Common defense is a term that refers to a country’s ability to protect itself. The United States a whole is better equipped for the common defense than individual states on their own.

Read more about the common defense as discussed in Federalist 23.

The Common Defense

The most important purpose of any government is to secure peace and protect its people from internal and external threats. Therefore, maintaining armed forces is essential to the common defense and survival of a nation.

Accordingly, the federal government under the Constitution would have the power to raise and equip armed forces for the common defense. This was vitally important for the young United States. Although separated from Europe by the Atlantic Ocean, the US maintained frontiers with the colonial possessions of Britain, France, and Spain, not to mention the Indian nations that frequently allied with these European powers.
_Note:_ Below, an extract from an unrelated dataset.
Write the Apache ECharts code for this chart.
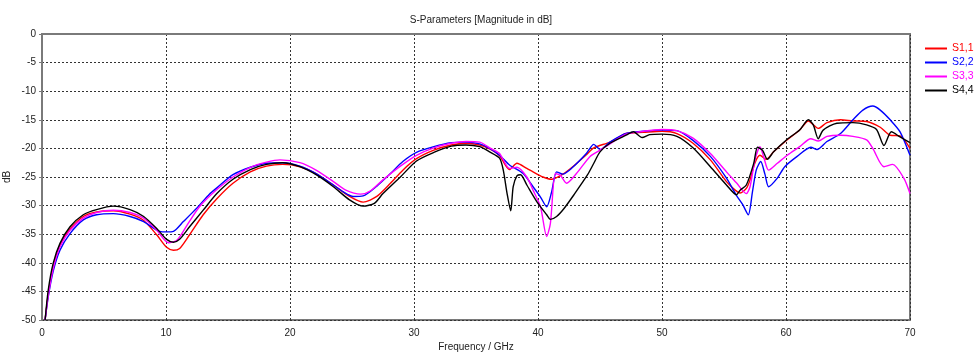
<!DOCTYPE html>
<html>
<head>
<meta charset="utf-8">
<script src="https://cdn.jsdelivr.net/npm/echarts@6/dist/echarts.min.js"></script>
<style>
html,body{margin:0;padding:0;background:#fff;}
#chart{width:975px;height:355px;}
</style>
</head>
<body>
<div id="chart"></div>
<script>
var titleText = 'S-Parameters [Magnitude in dB]';
var xName = 'Frequency / GHz';
var yName = 'dB';
var seriesNames = ['S1,1', 'S2,2', 'S3,3', 'S4,4'];
var seriesColors = ['#ff0000', '#0000ff', '#ff00ff', '#000000'];

var s11Freq = [0.25,0.5,0.9,1.45,2.26,3.33,4.4,5.75,7.1,8.2,9.25,10.05,10.6,11.1,11.9,13.0,14.1,15.4,16.8,18.1,19.4,20.8,22.1,23.5,24.8,25.9,27.0,28.1,29.1,30.2,31.6,33.0,34.2,35.3,36.1,36.9,37.7,38.3,39.1,39.6,40.4,41.1,42.0,42.8,43.9,44.5,45.8,47.1,48.5,50.0,51.2,52.5,53.9,55.2,55.9,56.3,56.8,57.1,57.5,57.9,58.4,59.0,60.1,61.1,61.8,62.6,63.3,64.4,65.4,66.5,67.6,68.4,69.2,70.0];
var s11Db = [-50,-45.5,-40.8,-36.9,-34.1,-31.9,-31.1,-30.9,-31.5,-32.6,-35.1,-37.3,-37.8,-37.5,-35.1,-31.6,-28.8,-26.1,-24.1,-23.1,-22.8,-23.2,-24.4,-26.4,-28.4,-29.4,-28.4,-26.1,-23.8,-21.8,-20.3,-19.4,-19.1,-19.4,-20.1,-21.3,-23.7,-22.6,-23.5,-24.1,-25.0,-25.4,-24.5,-23.2,-21.1,-19.9,-18.9,-17.4,-17.2,-17.0,-17.4,-19.1,-22.0,-25.8,-27.3,-27.8,-27.0,-25.5,-22.5,-21.2,-21.9,-20.6,-18.5,-16.8,-15.2,-16.5,-15.5,-15.0,-15.2,-15.3,-16.3,-17.7,-17.8,-20.0];

var s22Freq = [0.25,0.5,0.9,1.45,2.26,3.33,4.4,5.75,7.1,8.2,9.25,9.7,10.05,10.6,11.4,12.5,13.5,14.1,15.4,16.8,18.1,19.4,20.8,22.1,23.5,24.3,25.1,25.9,27.0,28.1,29.1,30.2,31.6,33.0,34.2,35.3,36.1,36.9,37.7,38.8,39.6,40.2,40.7,41.1,41.5,42.0,42.8,43.9,44.5,45.0,45.8,47.1,48.5,50.0,51.2,52.5,53.9,55.2,56.0,56.5,56.96,57.3,57.6,57.96,58.3,58.6,59.3,59.9,60.9,62.0,62.5,63.3,64.4,65.4,66.2,67.0,67.6,68.4,69.2,70.0];
var s22Db = [-50,-46,-41.5,-37.8,-34.9,-32.5,-31.6,-31.4,-31.9,-32.8,-34.3,-34.6,-34.6,-34.5,-32.8,-30.4,-28.0,-26.9,-24.6,-23.3,-22.6,-22.5,-23.1,-24.4,-26.4,-27.6,-28.4,-28.3,-26.6,-24.4,-22.3,-20.7,-19.7,-19.0,-18.9,-19.2,-20.0,-21.2,-22.9,-24.4,-26.7,-28.5,-30.2,-27.6,-24.1,-24.5,-23.3,-20.9,-19.3,-20.2,-18.9,-17.4,-17.0,-16.8,-16.9,-18.6,-21.4,-25.2,-28.2,-29.8,-31.6,-27.5,-23.8,-22.3,-24.5,-26.7,-25.2,-23.2,-21.4,-19.8,-20.2,-18.8,-17.4,-15.0,-13.3,-12.6,-13.3,-15.0,-17.1,-21.2];

var s33Freq = [0.25,0.5,0.9,1.45,2.26,3.33,4.4,5.75,7.1,8.2,9.25,10.2,10.9,11.7,12.7,14.1,15.4,16.8,18.1,19.2,20.8,22.1,23.5,24.5,25.7,26.5,27.5,28.9,30.2,31.6,33.0,34.2,35.3,36.1,36.9,37.7,38.3,39.1,39.6,40.2,40.7,41.0,41.4,41.8,42.3,43.1,44.2,45.0,45.8,47.1,48.5,50.0,51.2,52.5,53.9,55.2,56.0,56.8,57.1,57.5,57.9,58.2,58.6,59.3,60.1,61.1,62.0,62.6,63.3,64.4,65.4,66.5,67.0,67.9,68.6,69.5,70.0];
var s33Db = [-50,-45.8,-41,-37.2,-34.3,-32.2,-31.2,-30.8,-31.2,-32.2,-34.3,-36.5,-36.0,-33.4,-30.2,-27.2,-25.0,-23.3,-22.4,-22.0,-22.5,-23.8,-25.8,-27.3,-28.0,-27.4,-25.5,-23.1,-21.2,-19.9,-19.1,-18.8,-18.9,-19.9,-20.9,-23.5,-23.3,-25.0,-27.3,-30.2,-35.4,-33.1,-24.4,-24.7,-26.1,-24.4,-21.4,-20.3,-19.2,-17.5,-17.0,-16.7,-16.9,-18.2,-20.9,-24.1,-26.0,-27.9,-26.7,-22.0,-19.7,-21.5,-23.8,-22.6,-21.2,-19.7,-18.3,-18.7,-17.9,-17.7,-17.9,-18.5,-20.0,-23.2,-22.8,-25.2,-27.9];

var s44Freq = [0.25,0.5,0.9,1.45,2.26,3.33,4.4,5.75,7.1,8.2,9.25,10.05,10.6,11.1,11.9,13.0,14.1,15.4,16.8,18.1,19.4,20.8,22.1,23.5,24.8,25.9,26.8,27.5,28.9,30.2,31.6,33.0,34.2,35.3,36.1,36.9,37.2,37.5,37.8,38.0,38.3,38.6,39.1,39.9,40.7,41.0,41.5,42.1,42.9,44.0,44.5,45.0,45.8,47.1,47.7,48.4,49.0,50.0,51.2,52.5,53.9,55.2,56.0,56.3,56.8,57.4,57.7,58.1,58.5,59.0,60.1,61.1,61.8,62.2,62.6,63.0,64.1,65.4,66.5,67.3,67.9,68.5,69.2,70.0];
var s44Db = [-50,-44.8,-40.1,-36.6,-33.7,-31.6,-30.7,-30.1,-30.7,-31.9,-34.0,-35.9,-36.4,-35.9,-33.7,-30.8,-27.9,-25.4,-23.7,-22.8,-22.5,-23.2,-24.6,-26.7,-29.0,-30.1,-29.6,-27.9,-25.0,-22.2,-20.7,-19.6,-19.4,-19.7,-20.6,-21.7,-23.8,-27.8,-30.9,-26.7,-24.8,-24.6,-26.4,-29.3,-31.6,-32.4,-31.9,-30.5,-28.1,-24.6,-22.6,-20.6,-19.1,-17.7,-17.1,-18.1,-17.6,-17.5,-17.9,-19.9,-23.2,-26.4,-28.1,-27.3,-26.4,-22.6,-19.8,-20.3,-21.9,-20.6,-18.4,-16.8,-15.0,-15.9,-18.3,-16.8,-15.6,-15.5,-15.9,-16.7,-19.5,-17.1,-18.0,-19.0];

var xTicks = [0,10,20,30,40,50,60,70];
var yTicks = [-50,-45,-40,-35,-30,-25,-20,-15,-10,-5,0];

function zip(a, b) { return a.map(function (v, i) { return [v, b[i]]; }); }
var freqs = [s11Freq, s22Freq, s33Freq, s44Freq];
var dbs = [s11Db, s22Db, s33Db, s44Db];

var FONT = 'Liberation Sans';
var chart = echarts.init(document.getElementById('chart'), null, {renderer: 'canvas'});
chart.setOption({
  animation: false,
  backgroundColor: '#ffffff',
  textStyle: {fontFamily: FONT},
  title: {
    text: titleText, left: 476, top: 10, textAlign: 'center',
    textStyle: {fontFamily: FONT, fontSize: 10, fontWeight: 'normal', color: '#222'}
  },
  legend: {
    orient: 'vertical', left: 920, top: 37,
    itemWidth: 22, itemHeight: 2, itemGap: 1, icon: 'rect',
    textStyle: {fontFamily: FONT, fontSize: 10.5, lineHeight: 13},
    data: seriesNames.map(function (n, i) { return {name: n, textStyle: {color: seriesColors[i]}}; })
  },
  grid: {left: 42, right: 65, top: 34, bottom: 35, containLabel: false, outerBoundsMode: 'none',
         show: true, borderColor: '#7a7a7a', borderWidth: 2, backgroundColor: '#fff'},
  xAxis: {
    type: 'value', min: xTicks[0], max: xTicks[xTicks.length - 1], interval: 10,
    name: xName, nameLocation: 'middle', nameGap: 22, nameMoveOverlap: false,
    nameTextStyle: {fontFamily: FONT, fontSize: 10, color: '#222'},
    axisLine: {show: true, lineStyle: {color: '#7a7a7a', width: 2}},
    axisTick: {show: false},
    axisLabel: {fontFamily: FONT, fontSize: 10, color: '#222', margin: 8},
    splitLine: {show: true, lineStyle: {color: '#333', width: 1, type: [2, 2]}}
  },
  yAxis: {
    type: 'value', min: yTicks[0], max: yTicks[yTicks.length - 1], interval: 5,
    name: yName, nameLocation: 'middle', nameGap: 30, nameRotate: 90, nameMoveOverlap: false,
    nameTextStyle: {fontFamily: FONT, fontSize: 10, color: '#222'},
    axisLine: {show: true, lineStyle: {color: '#7a7a7a', width: 2}},
    axisTick: {show: true, length: 3, lineStyle: {color: '#7a7a7a'}},
    axisLabel: {fontFamily: FONT, fontSize: 10, color: '#222', margin: 6},
    splitLine: {show: true, lineStyle: {color: '#333', width: 1, type: [2, 2]}}
  },
  series: seriesNames.map(function (n, i) {
    return {
      name: n, type: 'line', showSymbol: false, symbol: 'none', smooth: 0.25,
      data: zip(freqs[i], dbs[i]),
      lineStyle: {color: seriesColors[i], width: 1.4},
      itemStyle: {color: seriesColors[i]},
      clip: true
    };
  })
});
</script>
</body>
</html>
Given the mutual hostilities between these powers and their competition for the untapped resources of the American West, it was not inconceivable that these nations could combine to make war on the US.
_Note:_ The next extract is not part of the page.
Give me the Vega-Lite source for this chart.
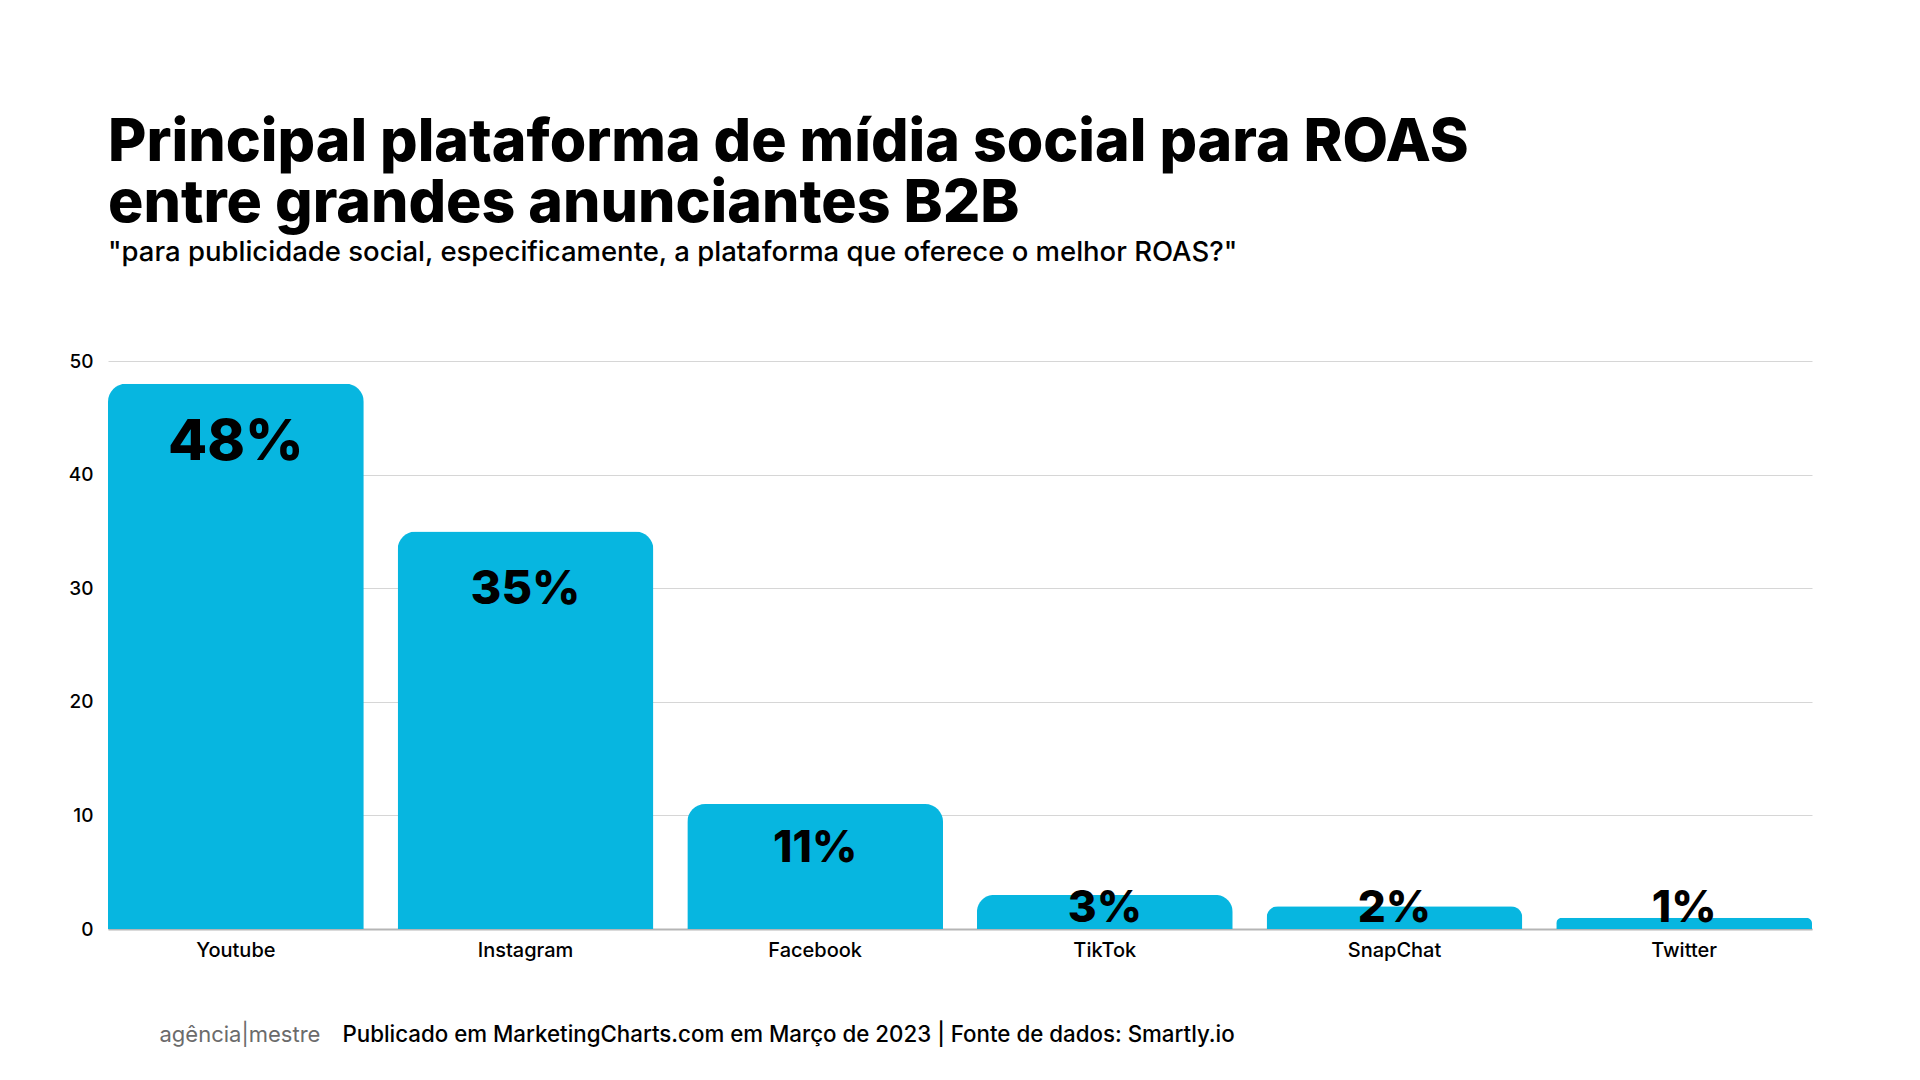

The only way the US could survive was through the creation of a standing army. Given their experience with British occupation during the Revolutionary War, however, this was something about which Americans of the time had great apprehension. 

But the creation of standing armies in peacetime was not something to be feared, nor had it ever been explicitly prohibited, either by the Articles of Confederation or by the state constitutions themselves. Provisions prohibiting the national legislature from raising an army in peacetime were foolish because they left the country vulnerable to attack. The country would only be able to respond with force after it had been subjected to an assault.

Federalist 23: Forces Are Agents of Liberty

Standing armies under the Constitution would not become agents of tyranny because they could only be raised by the legislative—not the executive—branch. As the legislative branch would be composed of members popularly and periodically elected, this would ensure that the people’s representatives retained control and would prevent the creation of a permanent military establishment—something much feared by Americans of the time. According to Federalist 23, the common defense did not need to be feared.

By placing this power in the hands of the House of Representatives and Senate (the two bodies of Congress, which we’ll explore in a later chapter), the Constitution would make it harder for a conspiracy to arise that would seek to use the military to overthrow the republic. Such a conspiracy would need to coordinate the actions of many representatives from many states, as well as the state legislatures, rather than just one supreme executive.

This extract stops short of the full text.